Similarly, with plastic bags, it’s not the manufacturers who should be blamed, it’s the consumers who are disposing of them indiscriminately. Recycling facilities for plastic bags are already in place. Some recycling companies even offer doorstep pickup of plastic garbage. Most shops in the UK that offer plastic bags to their customers also have recycling bins. So, all you need to do is gather the plastic bags and dump them in these bins. Walla! You are part of the solution.
The government can set up the biggest of recycling plants and spend millions on awareness, it doesn’t make a difference if customers do not stop littering. Instead of being enraged about the “big plastic problem”, do your part and find the nearest recycling bin and encourage your friends to do the same.
Over the years, plastic grocery bags have garnered a lot of bad rep and a lot of that is unfounded. Following are 4 popular myths about plastic bags, debunked.

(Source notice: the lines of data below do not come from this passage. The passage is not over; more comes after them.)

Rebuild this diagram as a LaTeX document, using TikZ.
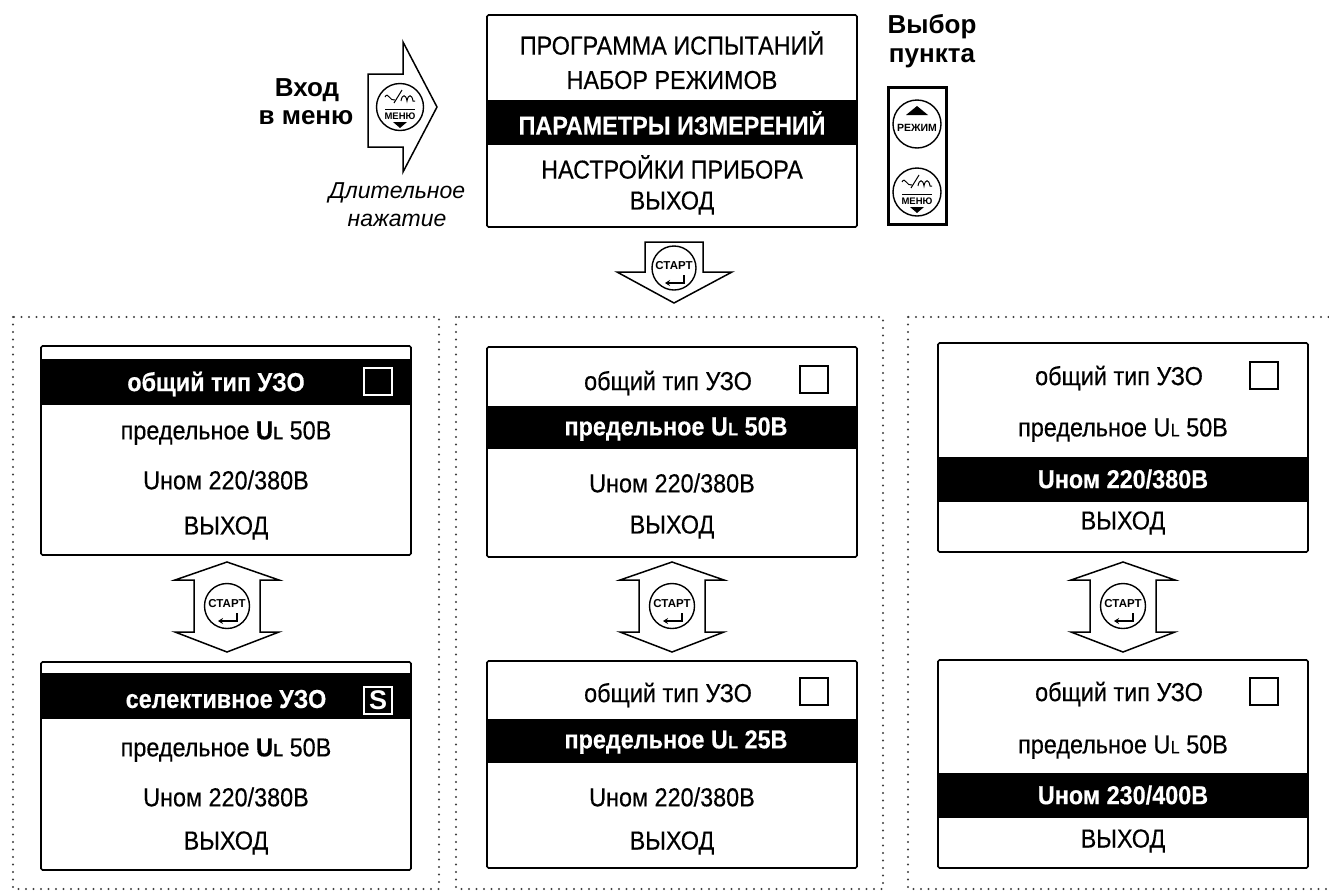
\documentclass[tikz,border=0pt]{standalone}
\usepackage{fontspec}
\setmainfont{Liberation Sans}[FakeStretch=0.9, FakeBold=0.35]
\newfontfamily\labfont{Liberation Sans}
\usetikzlibrary{arrows.meta}
\newcommand{\rowfont}{\fontsize{26}{26}\selectfont}
\newcommand{\ulab}{U\kern0.3pt{\fontsize{18}{18}\selectfont L}}
\tikzset{
  rowtxt/.style={font=\rowfont, text=black, inner sep=0},
  hltxt/.style={font=\rowfont\bfseries, text=white, inner sep=0},
  bar/.style={fill=black},
  box/.style={draw=black, line width=1.6pt, inner sep=0, rounded corners=1.5pt},
  chk/.style={draw, line width=1.6pt, minimum width=28pt, minimum height=27pt, inner sep=0},
  dotframe/.style={draw=black!75, line width=2.2pt, line cap=round, dash pattern=on 0pt off 7.5pt},
  blockarrow/.style={draw=black, line width=1.5pt, fill=white, line join=miter},
  lab/.style={font=\labfont\bfseries\fontsize{26}{28}\selectfont, inner sep=0},
  itl/.style={font=\labfont\itshape\fontsize{23}{25}\selectfont, inner sep=0},
  btnc/.style={draw=black, line width=1.4pt, fill=white},
  pics/menubtn/.style={code={
    \draw[btnc] (0,0) circle[radius=#1pt];
    \draw[line width=1pt] (-15,-10) .. controls (-12,-16) and (-10,-5) .. (-5,-7);
    \draw[line width=1pt] (-6,-4) -- (2,-17);
    \draw[line width=1pt] (1,-6) .. controls (2,-13) and (6,-13) .. (7,-6) .. controls (8,-13) and (12,-13) .. (13,-6) -- (15,-6);
    \draw[line width=0.9pt] (-15,2) -- (15,2);
    \node[font=\labfont\bfseries\fontsize{9.5}{9.5}\selectfont, inner sep=0] at (0,9) {МЕНЮ};
    \fill (-7,15) -- (7,15) -- (0,21) -- cycle;
  }},
  pics/rezhimbtn/.style={code={
    \draw[btnc] (0,0) circle[radius=#1pt];
    \fill (-11,-9) -- (11,-9) -- (0,-18) -- cycle;
    \node[font=\labfont\bfseries\fontsize{10.5}{10.5}\selectfont, inner sep=0] at (0,4) {РЕЖИМ};
  }},
  pics/startbtn/.style={code={
    \draw[btnc] (0,0) circle[radius=#1pt];
    \node[font=\labfont\bfseries\fontsize{11.5}{11.5}\selectfont, inner sep=0] at (0,-2) {СТАРТ};
    \draw[line width=1.4pt, -{Stealth[length=5pt,width=6pt]}] (10,7) -- (10,15) -- (-9,15);
  }},
}
\begin{document}
\begin{tikzpicture}[x=1pt,y=-1pt]
\useasboundingbox (0,0) rectangle (1329,892);
\fill[white] (0,0) rectangle (1329,892);

% ---------- dotted panels ----------
\draw[dotframe] (13,317) rectangle (439,889);
\draw[dotframe] (456,317) rectangle (883,889);
\draw[dotframe] (908,317) rectangle (1345,889);

% ---------- top menu ----------
\fill[bar] (487.8,100) rectangle (856.2,145);
\node[box, minimum width=370pt, minimum height=212pt] (T) at (672,121) {};
\node[rowtxt] (T1) at (672,43) {ПРОГРАММА ИСПЫТАНИЙ};
\node[rowtxt] (T2) at (672,80) {НАБОР РЕЖИМОВ};
\node[hltxt]  (T3) at (672,123) {ПАРАМЕТРЫ ИЗМЕРЕНИЙ};
\node[rowtxt] (T4) at (672,167) {НАСТРОЙКИ ПРИБОРА};
\node[rowtxt] (T5) at (672,203) {ВЫХОД};

% ---------- entry ----------
\node[lab] (in1) at (307,90) {Вход};
\node[lab] (in2) at (306,118) {в меню};
\node[itl] (lp1) at (397,193) {Длительное};
\node[itl] (lp2) at (397,220) {нажатие};
\draw[blockarrow] (368,74) -- (403,74) -- (403,42) -- (437,107) -- (403,172) -- (403,147) -- (368,147) -- cycle;
\pic at (400,107) {menubtn=23.5};

% ---------- selection ----------
\node[lab] (sel1) at (932,27) {Выбор};
\node[lab] (sel2) at (932,58) {пункта};
\node[draw, line width=3pt, minimum width=58pt, minimum height=137pt, inner sep=0] (P) at (917.5,156) {};
\pic at (917,124) {rezhimbtn=24};
\pic at (917,192) {menubtn=24};

% ---------- start arrow ----------
\draw[blockarrow] (645,242) -- (703,242) -- (703,272) -- (732,272) -- (674,303) -- (617,272) -- (645,272) -- cycle;
\pic at (674,268) {startbtn=22};

% ---------- double arrows ----------
\foreach \cx in {227,672,1123}{
  \draw[blockarrow] (\cx,562) -- (\cx+52,580) -- (\cx+33,580) -- (\cx+33,632) -- (\cx+52,632) -- (\cx,652)
     -- (\cx-52,632) -- (\cx-33,632) -- (\cx-33,580) -- (\cx-52,580) -- cycle;
  \pic at (\cx,606) {startbtn=22.5};
}

% ---------- left panel ----------
\fill[bar] (41.8,359) rectangle (410.2,405);
\node[box, minimum width=370pt, minimum height=209pt] (L1) at (226,450.5) {};
\node[hltxt] (L1a) at (216,384) {общий тип УЗО};
\node[chk, draw=white] (L1c) at (378,381.5) {};
\node[rowtxt] (L1b) at (226,433) {предельное \textbf{\ulab} 50В};
\node[rowtxt] (L1d) at (226,480) {Uном 220/380В};
\node[rowtxt] (L1e) at (226,528) {ВЫХОД};

\fill[bar] (41.8,673) rectangle (410.2,719);
\node[box, minimum width=370pt, minimum height=208pt] (L2) at (226,766) {};
\node[hltxt] (L2a) at (226,699) {селективное УЗО};
\node[chk, draw=white, text=white, font=\labfont\bfseries\fontsize{27}{27}\selectfont] (L2c) at (378,700.5) {S};
\node[rowtxt] (L2b) at (226,750) {предельное \textbf{\ulab} 50В};
\node[rowtxt] (L2d) at (226,797) {Uном 220/380В};
\node[rowtxt] (L2e) at (226,843) {ВЫХОД};

% ---------- middle panel ----------
\fill[bar] (487.8,406) rectangle (856.2,449);
\node[box, minimum width=370pt, minimum height=210pt] (M1) at (672,452) {};
\node[rowtxt] (M1a) at (668,383) {общий тип УЗО};
\node[chk] (M1c) at (814,379.5) {};
\node[hltxt] (M1b) at (676,429) {предельное \ulab{} 50В};
\node[rowtxt] (M1d) at (672,483) {Uном 220/380В};
\node[rowtxt] (M1e) at (672,527) {ВЫХОД};

\fill[bar] (487.8,719) rectangle (856.2,763);
\node[box, minimum width=370pt, minimum height=207pt] (M2) at (672,764.5) {};
\node[rowtxt] (M2a) at (668,695) {общий тип УЗО};
\node[chk] (M2c) at (814,691.5) {};
\node[hltxt] (M2b) at (676,742) {предельное \ulab{} 25В};
\node[rowtxt] (M2d) at (672,797) {Uном 220/380В};
\node[rowtxt] (M2e) at (672,843) {ВЫХОД};

% ---------- right panel ----------
\fill[bar] (938.8,457) rectangle (1307.2,502);
\node[box, minimum width=370pt, minimum height=209pt] (R1) at (1123,447.5) {};
\node[rowtxt] (R1a) at (1119,378) {общий тип УЗО};
\node[chk] (R1c) at (1264,375.5) {};
\node[rowtxt] (R1b) at (1123,430) {предельное \ulab{} 50В};
\node[hltxt] (R1d) at (1123,479) {Uном 220/380В};
\node[rowtxt] (R1e) at (1123,523) {ВЫХОД};

\fill[bar] (938.8,773) rectangle (1307.2,818);
\node[box, minimum width=370pt, minimum height=208pt] (R2) at (1123,764) {};
\node[rowtxt] (R2a) at (1119,694) {общий тип УЗО};
\node[chk] (R2c) at (1264,691.5) {};
\node[rowtxt] (R2b) at (1123,747) {предельное \ulab{} 50В};
\node[hltxt] (R2d) at (1123,795) {Uном 230/400В};
\node[rowtxt] (R2e) at (1123,841) {ВЫХОД};
\end{tikzpicture}
\end{document}
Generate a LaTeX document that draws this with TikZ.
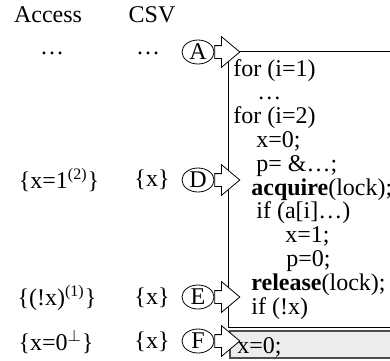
\documentclass[tikz,border=0pt]{standalone}
\usepackage{fontspec}
\setmainfont{Liberation Serif}
\usetikzlibrary{positioning,shapes.geometric,shapes.arrows}

\begin{document}
\begin{tikzpicture}[x=0.5pt,y=-0.5pt,every node/.style={font=\fontsize{12}{14}\selectfont},
  lbl/.style={draw,ellipse,minimum width=16pt,minimum height=12pt,inner sep=0pt},
  blk/.style={draw,fill=white,single arrow,inner xsep=0pt,inner ysep=3pt,minimum height=12.5pt,
    minimum width=15pt,single arrow head extend=4.5pt,single arrow tip angle=80}]
\useasboundingbox (0,0) rectangle (390,360);
% code frame
\draw[line width=0.5pt] (392,51) -- (228,51) -- (228,327) -- (392,327);
\draw[line width=0.6pt,draw=gray!60!black,fill=gray!15] (230,331) rectangle (394,358);
% columns
\node (acc) at (48,15) {Access};
\node (csv) at (152,15) {CSV};
\node (accA) at (52,53) {\ldots};
\node (csvA) at (148,53) {\ldots};
\node (accD) at (59,180) {\{x=1\textsuperscript{(2)}\}};
\node (csvD) at (152,180) {\{x\}};
\node (accE) at (57,298) {\{(!x)\textsuperscript{(1)}\}};
\node (csvE) at (152,298) {\{x\}};
\node (accF) at (56,342) {\{x=0$^{\perp}$\}};
\node (csvF) at (152,342) {\{x\}};
% program points
\node[lbl] (A) at (198,52) {A};
\node[lbl] (D) at (198,180) {D};
\node[lbl] (E) at (198,297) {E};
\node[lbl] (F) at (198,341) {F};
\node[blk,right=0pt of A] (arrA) {};
\node[blk,right=0pt of D] (arrD) {};
\node[blk,right=0pt of E] (arrE) {};
\node[blk,right=0pt of F] (arrF) {};
% code
\foreach \dx/\txt [count=\k] in {0/for (i=1), 24/\ldots, 0/for (i=2), 23/x=0;, 23/p= \&\ldots;,
    18/\textbf{acquire}(lock);, 23/if (a[i]\ldots), 52/x=1;, 53/p=0;, 18/\textbf{release}(lock);, 18/if (!x)}
  \node[anchor=base west,inner sep=0pt] (code\k) at (233+\dx,52.2+23.8*\k) {\txt};
\node[anchor=base west,inner sep=0pt] (tail) at (237,353) {x=0;};
\end{tikzpicture}
\end{document}
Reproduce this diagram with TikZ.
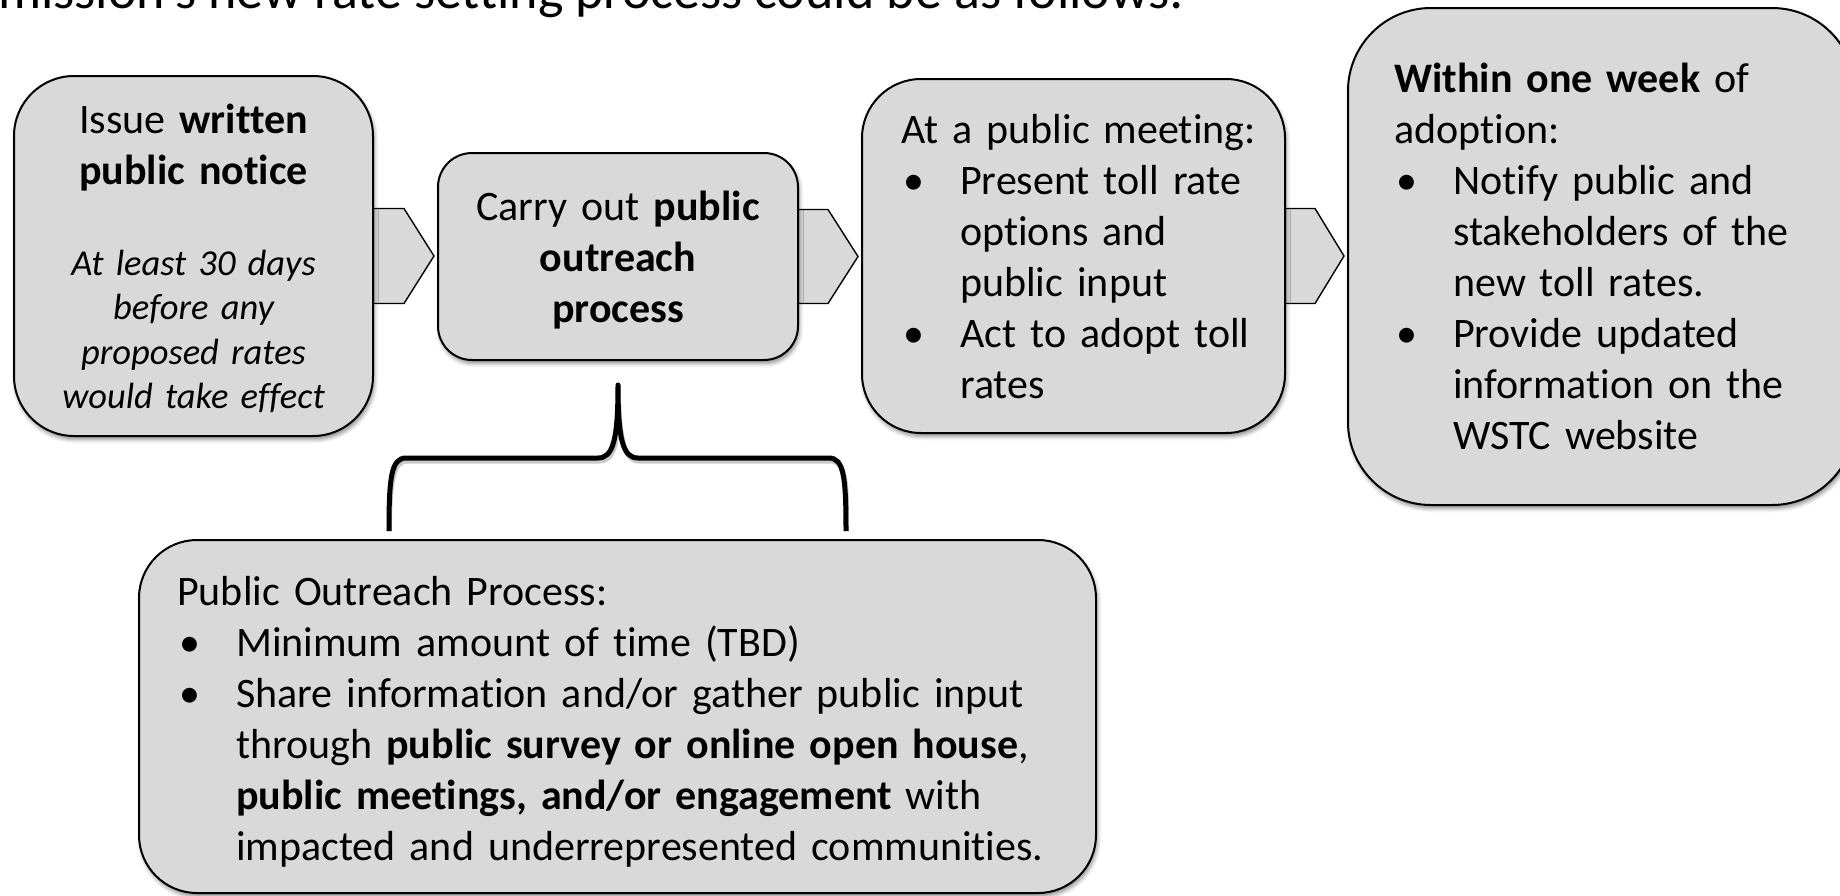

Myth: Manufacturing Plastic Bags Is Extremely Polluting
Fact: Manufacturing plastic grocery bags or anything plastic is a lot cleaner than manufacturing paper and fabric items. One of the reasons they are so cheap is because they take little resources and energy to manufacture. The manufacturing process even causes significantly less water and air pollution.
Myth: Banning Plastic Grocery Bags Is an Effective Way to “Save the Environment”
Fact: Yes, plastic bags do take a long time to degrade. However, if we completely ban plastic grocery bags some other environmental problem will replace the poor biodegradability issue. For example, if we completely switch to cotton bags, we would have fewer farms for growing food crops. A complete switch over to paper, on the other hand, would cause more water and air pollution. In a bid to combat one environmental problem, a shortsighted ban of plastic grocery bags would end up spawning several others. The best solution thus is to encourage responsible disposal of plastic bags.
Myth: Plastic Bags Make up for the Bulk of the Garbage in Landfills
Fact: If you have never been to a landfill, you probably imagine a space that’s littered with plastic bags. The truth of the matter is that plastic grocery bags only make up for about 1% of the total garbage in landfills. They also take up less space than other bag types and emit lesser amounts of greenhouse gases after ending up in landfills.
Myths: Plastic Bags Are the Greatest Threat to Marine Animals
Fact: There is a popular misconception that plastic bags kill about 100,000 marine creatures each year. This myth originated after a 1984 Canadian study concluded that marine animals were being killed thanks to the disposal of fishing nets.
While plastic remains a threat to marine life, there is no debating that there are other more severe man-made dangers that plague our oceans. Oil spillage and unregulated dumping of industrial waste cause much more damage to the marine ecosystem, but they seldom get enough media attention.